Representative Patrick McHenry (R-NC), a McCarthy ally who took over as acting House speaker after McCarthy’s removal, announced yesterday that he had changed his plans from earlier this year and will not run for reelection.
While hardly moderates—both refused to work with Democrats either to pass legislation or to elect a speaker—they appear to be ceding ground to the MAGA Republicans.
Tim Dickinson of Rolling Stone reported today that one of those MAGA Republicans, House speaker Mike Johnson (R-LA), spoke freely Tuesday night at the Museum of the Bible in Washington, D.C., at a celebration for the National Association of Christian Lawmakers. Although the address was being livestreamed, Johnson apparently believed he was speaking privately. He told the audience that the Lord called him to be “a new Moses.”
Johnson, an evangelical Christian, told the audience that the U.S. is “engaged in a battle between worldviews” and “a great struggle for the future of the Republic.” He said he believed far-right Christians would prevail.
The influence of Trump is also evident in the Senate, where there is broad, bipartisan support for supplemental funding for Ukraine, but where Republicans are refusing to pass such a measure without attaching to it an immigration package that overrides current law, replacing it with Trump’s immigration plans. Such plans could not pass on their own, as Democrats would stop them in the Senate.
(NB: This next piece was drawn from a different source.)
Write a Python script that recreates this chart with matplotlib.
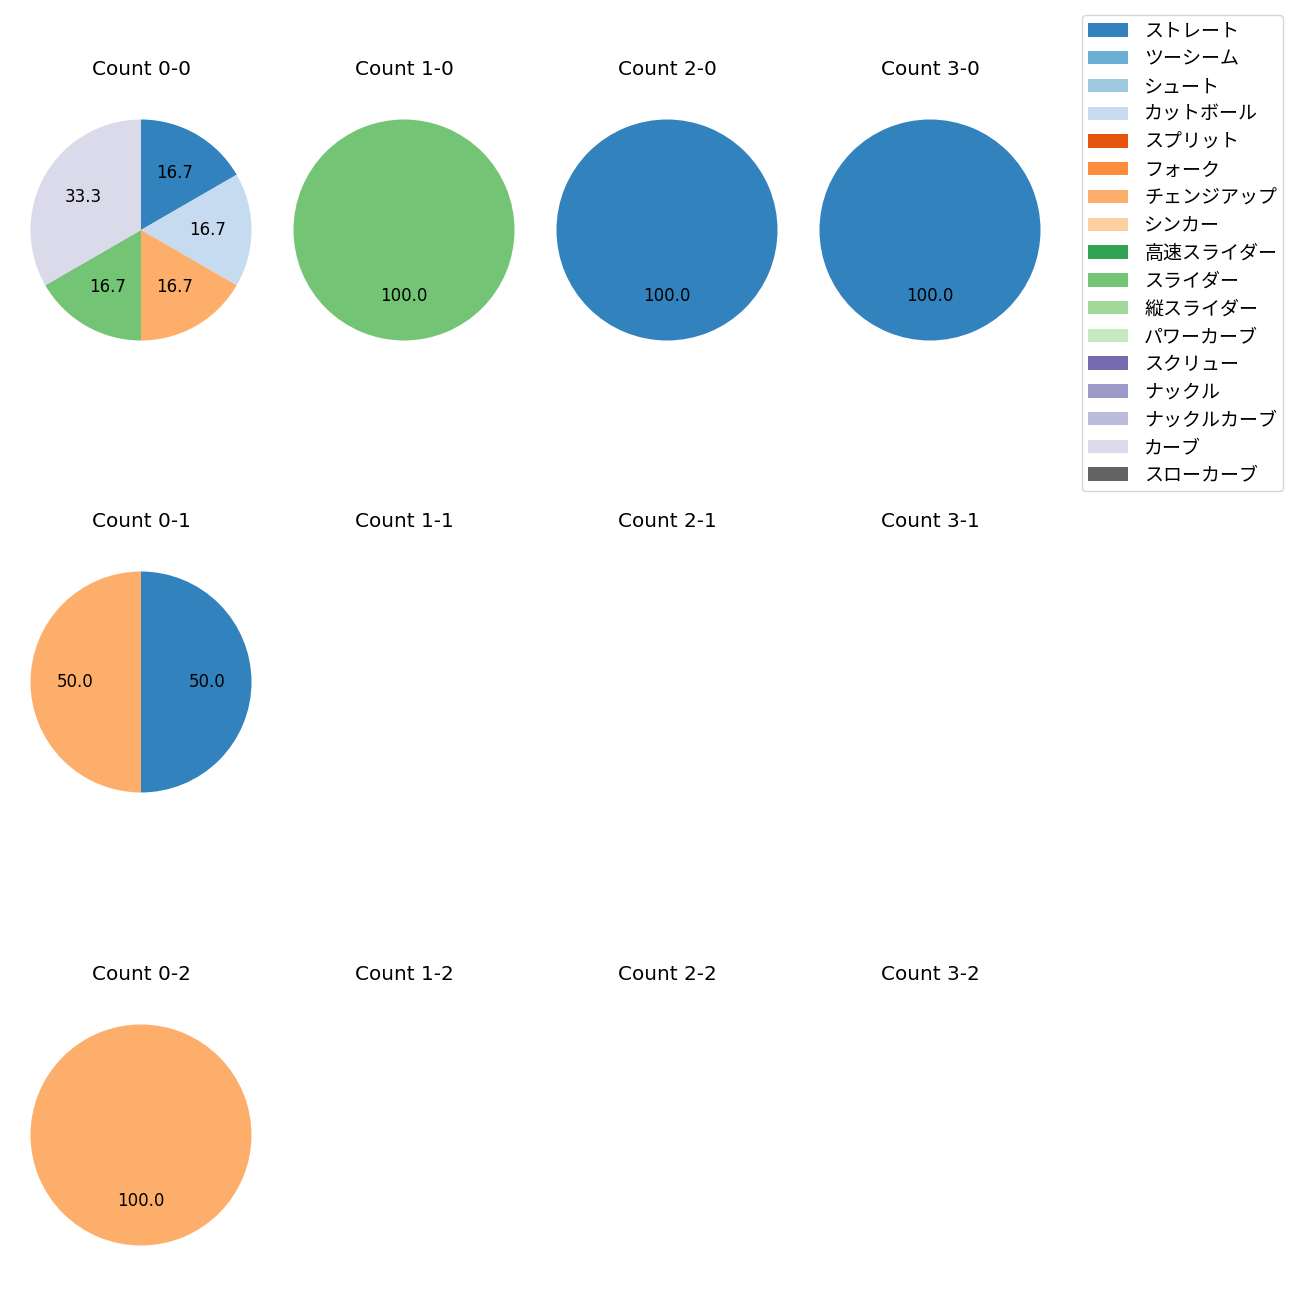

But by attaching them to a bill that is imperative for national security, Republicans hope to force Biden into it.
Democrats have repeatedly called for new immigration legislation, but their refusal to remake immigration policy as the hard-right wants has made Republicans balk. Now Democrats are still offering to negotiate a reasonable package, but as Senator John Cornyn (R-TX) said earlier this week: “I think there’s a misunderstanding on the part of Senator Schumer and some of our Democratic friends…. This is not a traditional negotiation, where we expect to come up with a bipartisan compromise on the border. This is a price that has to be paid in order to get the supplemental.”
In a speech this afternoon—just a day after Senator Tommy Tuberville (R-AL) finally permitted the Senate to fill 425 senior positions in the U.S. military and while he is still preventing 11 top-level positions from being filled—President Biden called it “stunning that we’ve gotten to this point…. Republicans in Congress…are willing to give [Russian president Vladimir] Putin the greatest gift he could hope for and abandon our global leadership not just to Ukraine, but beyond that.”
“If Putin takes Ukraine, he won’t stop there,” Biden warned. “It’s important to see the long run here. He’s going to keep going. He’s made that pretty clear. If Putin attacks a NATO Ally—if he keeps going and then he attacks a NATO Ally—well, we’ve committed as a NATO member that we’d defend every inch of NATO territory. Then we’ll have something that we don’t seek and that we don’t have today: American troops fighting Russian troops—American troops fighting Russian troops if he moves into other parts of NATO.
“Make no mistake: Today’s vote is going to be long remembered. And history is going to judge harshly those who turn their back on freedom’s cause.”
“Extreme Republicans are playing chicken with our national security, holding Ukraine’s funding hostage to their extreme partisan border policies,” he said.
Biden reiterated that he and the Democrats are eager to pass new immigration legislation, but “Republicans think they can get everything they want without any bipartisan compromise. That’s not the answer.... And now they’re willing to literally kneecap Ukraine on the battlefield and damage our national security in the process.” He begged Republicans to get past partisan divisions and step up to “our responsibilities as a leading nation in the world.”
Hours later, Senate Republicans voted against the supplemental aid package.